§ **Supplied material**
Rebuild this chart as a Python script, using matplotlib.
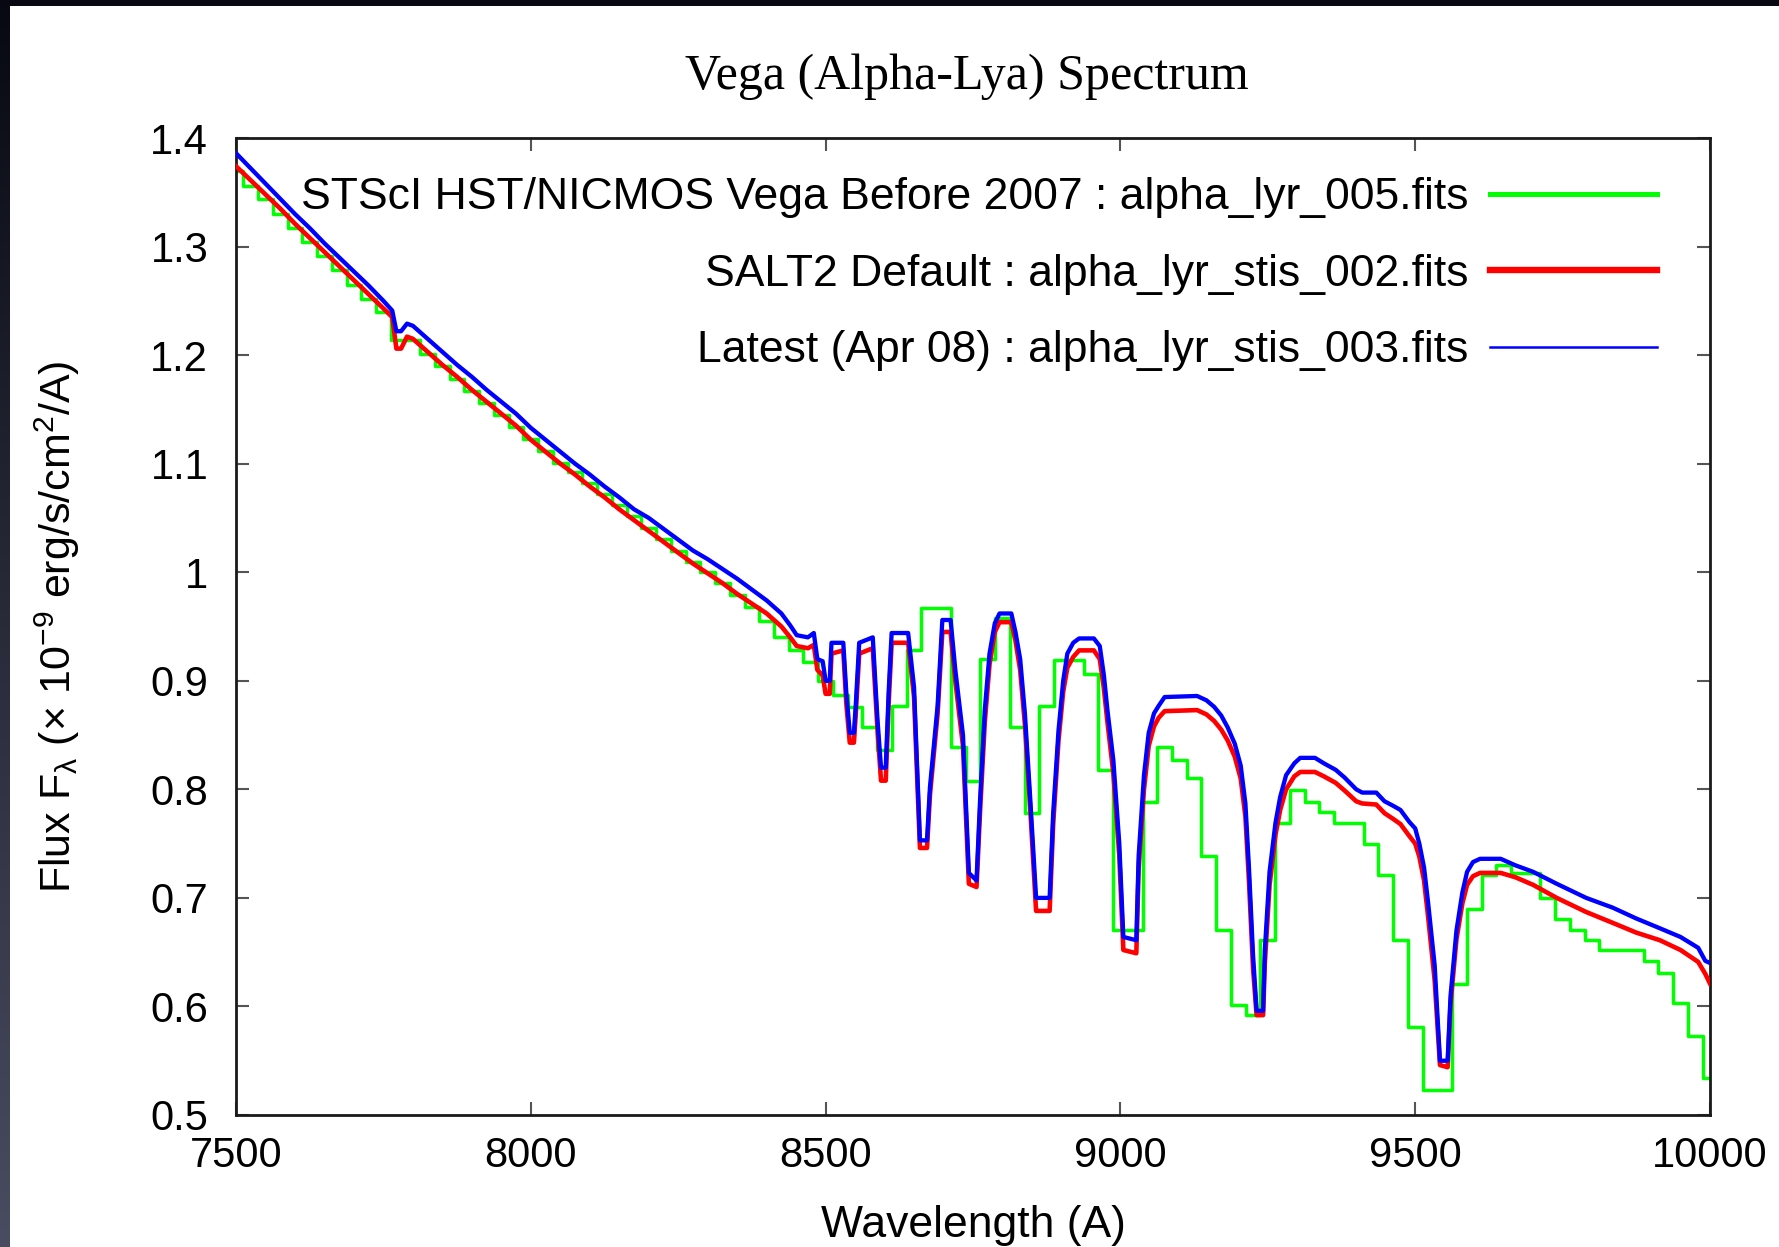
---
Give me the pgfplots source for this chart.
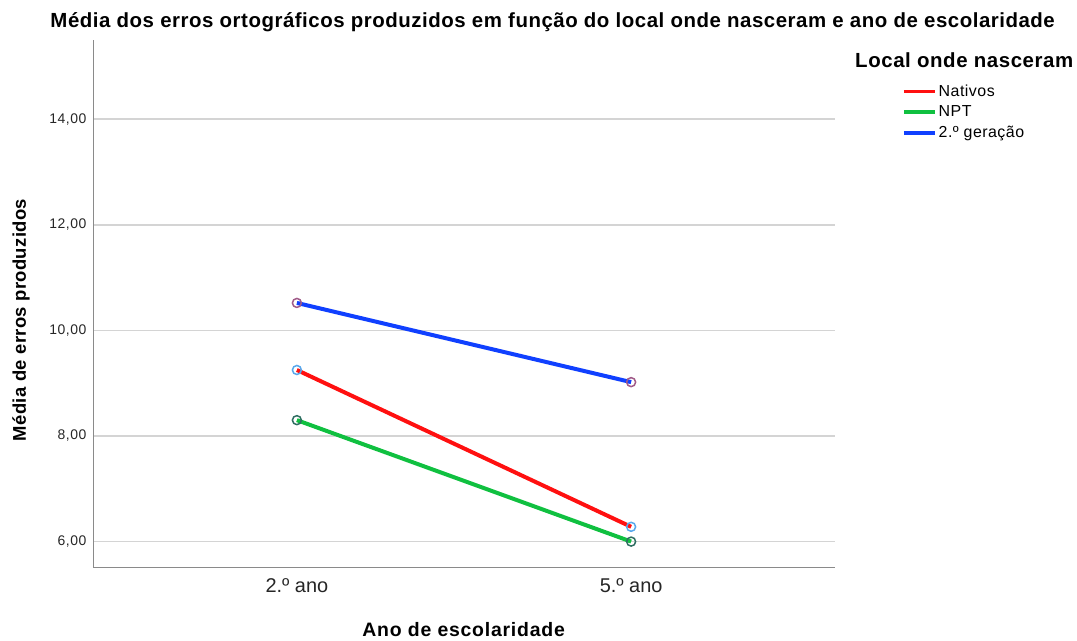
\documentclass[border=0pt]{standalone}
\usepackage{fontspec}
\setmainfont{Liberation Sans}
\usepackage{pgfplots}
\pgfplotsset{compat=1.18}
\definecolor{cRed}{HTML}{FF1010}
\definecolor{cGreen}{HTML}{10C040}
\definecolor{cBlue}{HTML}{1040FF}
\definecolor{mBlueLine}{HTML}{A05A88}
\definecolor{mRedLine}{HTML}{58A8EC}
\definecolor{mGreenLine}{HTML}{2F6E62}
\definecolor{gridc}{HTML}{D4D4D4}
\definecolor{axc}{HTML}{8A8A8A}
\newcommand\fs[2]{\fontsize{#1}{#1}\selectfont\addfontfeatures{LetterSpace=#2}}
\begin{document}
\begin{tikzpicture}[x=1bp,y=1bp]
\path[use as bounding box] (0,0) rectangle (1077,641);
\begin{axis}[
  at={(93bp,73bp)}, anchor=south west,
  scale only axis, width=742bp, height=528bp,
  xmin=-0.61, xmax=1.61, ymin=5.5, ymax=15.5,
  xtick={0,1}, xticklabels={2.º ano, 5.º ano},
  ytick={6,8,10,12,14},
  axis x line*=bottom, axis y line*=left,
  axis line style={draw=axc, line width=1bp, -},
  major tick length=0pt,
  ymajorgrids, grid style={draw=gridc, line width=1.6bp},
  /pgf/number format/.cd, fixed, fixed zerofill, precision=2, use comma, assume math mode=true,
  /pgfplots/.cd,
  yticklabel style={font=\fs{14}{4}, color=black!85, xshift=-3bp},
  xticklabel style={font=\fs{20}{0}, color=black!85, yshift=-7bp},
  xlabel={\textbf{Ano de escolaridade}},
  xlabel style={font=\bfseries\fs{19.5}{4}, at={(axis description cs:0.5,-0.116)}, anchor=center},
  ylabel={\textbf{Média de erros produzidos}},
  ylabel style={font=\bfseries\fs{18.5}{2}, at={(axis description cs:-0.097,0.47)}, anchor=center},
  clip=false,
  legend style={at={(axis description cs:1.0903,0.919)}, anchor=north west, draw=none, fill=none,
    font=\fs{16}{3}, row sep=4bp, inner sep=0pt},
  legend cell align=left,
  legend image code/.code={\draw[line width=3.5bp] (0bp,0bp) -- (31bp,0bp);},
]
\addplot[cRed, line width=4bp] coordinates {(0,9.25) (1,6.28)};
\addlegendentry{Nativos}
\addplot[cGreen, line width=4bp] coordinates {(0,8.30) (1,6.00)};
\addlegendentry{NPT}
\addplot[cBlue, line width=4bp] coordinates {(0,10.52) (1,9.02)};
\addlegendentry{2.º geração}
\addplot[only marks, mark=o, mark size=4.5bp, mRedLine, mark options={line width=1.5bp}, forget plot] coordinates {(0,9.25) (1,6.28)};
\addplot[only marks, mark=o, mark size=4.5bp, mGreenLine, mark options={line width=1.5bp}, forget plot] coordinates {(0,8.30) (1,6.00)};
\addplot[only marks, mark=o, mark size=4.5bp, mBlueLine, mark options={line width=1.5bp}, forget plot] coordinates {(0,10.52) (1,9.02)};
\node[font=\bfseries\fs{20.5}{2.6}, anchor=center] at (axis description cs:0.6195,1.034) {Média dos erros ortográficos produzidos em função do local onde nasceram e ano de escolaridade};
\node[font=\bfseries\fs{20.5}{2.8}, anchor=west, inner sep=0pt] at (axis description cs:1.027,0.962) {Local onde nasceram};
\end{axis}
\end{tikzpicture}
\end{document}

§ **What the task requires**
How many lines of these entries hold the string "this"? Answer with the number alone.

§ **Written reply**
2